Re: 2.2.0 wishlist

Stephen C. Tweedie (sct@dcs.ed.ac.uk)
Mon, 17 Jun 1996 09:28:47 +0100


Hi,

On Mon, 17 Jun 1996 03:10:21 +0200 (MET DST), Marek Michalkiewicz
<marekm@i17linuxb.ists.pwr.wroc.pl> said:

> Stephen C. Tweedie:
>> Ordered writes have major problems. You want a list? OK: you get bad
>> cyclic dependencies (especially between inode blocks and bitmaps,
>> since multiple inodes get stored in a single block); if your data is

> I think (but could be wrong) that bitmaps can be recovered by e2fsck
> from the remaining information, so bitmaps could still be completely
> asynchronous as long as any other writes are ordered.

It depends on the semantics you adopt. Normally, to get decent
semantics from ordered writes, you assume that where there is
replication in the filesystem data, as with bitmaps representing the
inode block allocations, one or other is definitive. It is common to
assume that the bitmaps are definitive in these systems.

The reason is that although we want to submit changes to an inode to
the journal rapidly, we don't necessarily want to journal the file
data content itself --- that's too slow. So, what we do is write out
the file data asynchronously, but we only commit that data once it's
out.
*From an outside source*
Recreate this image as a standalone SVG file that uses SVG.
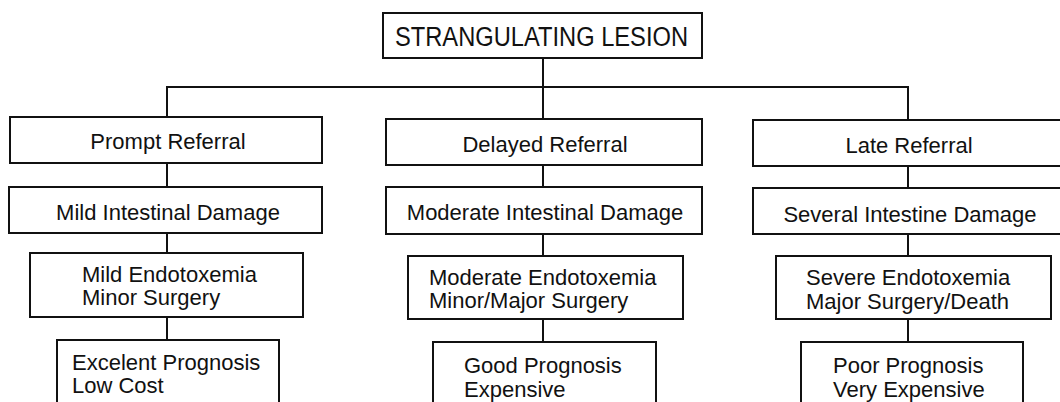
<svg xmlns="http://www.w3.org/2000/svg" width="1060" height="402" viewBox="0 0 1060 402">
<style>
rect{fill:#fff;stroke:#111;stroke-width:2}
.c line{stroke:#111;stroke-width:2}
text{font-family:"Liberation Sans",Arial,sans-serif;font-size:22px;fill:#111}
.m{text-anchor:middle}
</style>
<rect x="0" y="0" width="1060" height="402" style="stroke:none"/>
<g class="c" id="connectors">
<line x1="543" y1="58" x2="543" y2="119"/>
<line x1="166" y1="87" x2="909" y2="87"/>
<line x1="167" y1="86" x2="167" y2="117"/>
<line x1="908" y1="87" x2="908" y2="120"/>
<line x1="167" y1="163" x2="167" y2="187"/>
<line x1="167" y1="233" x2="167" y2="253"/>
<line x1="167" y1="317" x2="167" y2="340"/>
<line x1="543" y1="165" x2="543" y2="187"/>
<line x1="543" y1="234" x2="543" y2="256"/>
<line x1="543" y1="319" x2="543" y2="342"/>
<line x1="908" y1="166" x2="908" y2="188"/>
<line x1="908" y1="234" x2="908" y2="256"/>
<line x1="908" y1="319" x2="908" y2="342"/>
</g>
<g id="root"><rect x="383" y="13" width="319" height="45"/><text x="395" y="46" font-size="27" textLength="293" lengthAdjust="spacingAndGlyphs" style="font-size:27px">STRANGULATING LESION</text></g>
<g id="prompt"><rect x="10" y="117" width="312" height="46"/><text class="m" x="168" y="149">Prompt Referral</text></g>
<g id="delayed"><rect x="386" y="119" width="316" height="46"/><text class="m" x="545" y="152">Delayed Referral</text></g>
<g id="late"><rect x="753" y="120" width="320" height="46"/><text class="m" x="909" y="153">Late Referral</text></g>
<g id="mild-damage"><rect x="9" y="187" width="313" height="46"/><text class="m" x="168" y="220">Mild Intestinal Damage</text></g>
<g id="moderate-damage"><rect x="386" y="187" width="316" height="47"/><text class="m" x="545" y="220">Moderate Intestinal Damage</text></g>
<g id="several-damage"><rect x="753" y="188" width="320" height="46"/><text class="m" x="910" y="222">Several Intestine Damage</text></g>
<g id="mild-endo"><rect x="30" y="253" width="273" height="64"/><text x="82" y="282">Mild Endotoxemia</text><text x="82" y="305">Minor Surgery</text></g>
<g id="moderate-endo"><rect x="408" y="256" width="275" height="63"/><text x="429" y="285">Moderate Endotoxemia</text><text x="429" y="308">Minor/Major Surgery</text></g>
<g id="severe-endo"><rect x="776" y="256" width="275" height="63"/><text x="806" y="285">Severe Endotoxemia</text><text x="806" y="309">Major Surgery/Death</text></g>
<g id="excellent"><rect x="57" y="340" width="222" height="80"/><text x="72" y="370">Excelent Prognosis</text><text x="72" y="393">Low Cost</text></g>
<g id="good"><rect x="433" y="342" width="223" height="80"/><text x="464" y="373">Good Prognosis</text><text x="464" y="397">Expensive</text></g>
<g id="poor"><rect x="801" y="342" width="222" height="80"/><text x="833" y="373">Poor Prognosis</text><text x="833" y="397">Very Expensive</text></g>
</svg>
We do this by not marking the blocks of data as being used on
the disk until after the data has been written, so we never end up
with old data appearing randomly in a file after a crash; on recovery,
if the bitmap says that some block is unused, we assume that although
it did get allocated to a file, the data never actually got written
before the crash.

>> always being written, you NEVER get to update the inode; and Unixware

> Hmm, this looks like a real problem...

It is. I heard an amusing story about a large database which was
protected by this form of write ordering. They discovered that when
it crashed, after several weeks use, the database had never been idle,
and so the data on disk was never _fully_ uptodate with the data in
memory, so ordered writes told the kernel that it was never quite time
yet to update the inode on disk... and so on reboot they were given
back a perfectly consistent, empty, database file. Guaranteed no bad
data in _that_ file.

>> have got a broad-ranging patent for ordered filesystem writes anyway.
>> <sigh>.

> Maybe it's time for:

> Exclude options which may not be used in the US? (CONFIG_USA) [N/y/?]

Yup. It's not just filesystems, either; US software legislation (or
rather, the US's interpretation of its own legislation...) is going
to be an increasingly difficult problem for US linux users. It's not
going to hold the rest of the world back.

Cheers,
Stephen.

--
Stephen Tweedie <sct@dcs.ed.ac.uk>
Department of Computer Science, Edinburgh University, Scotland.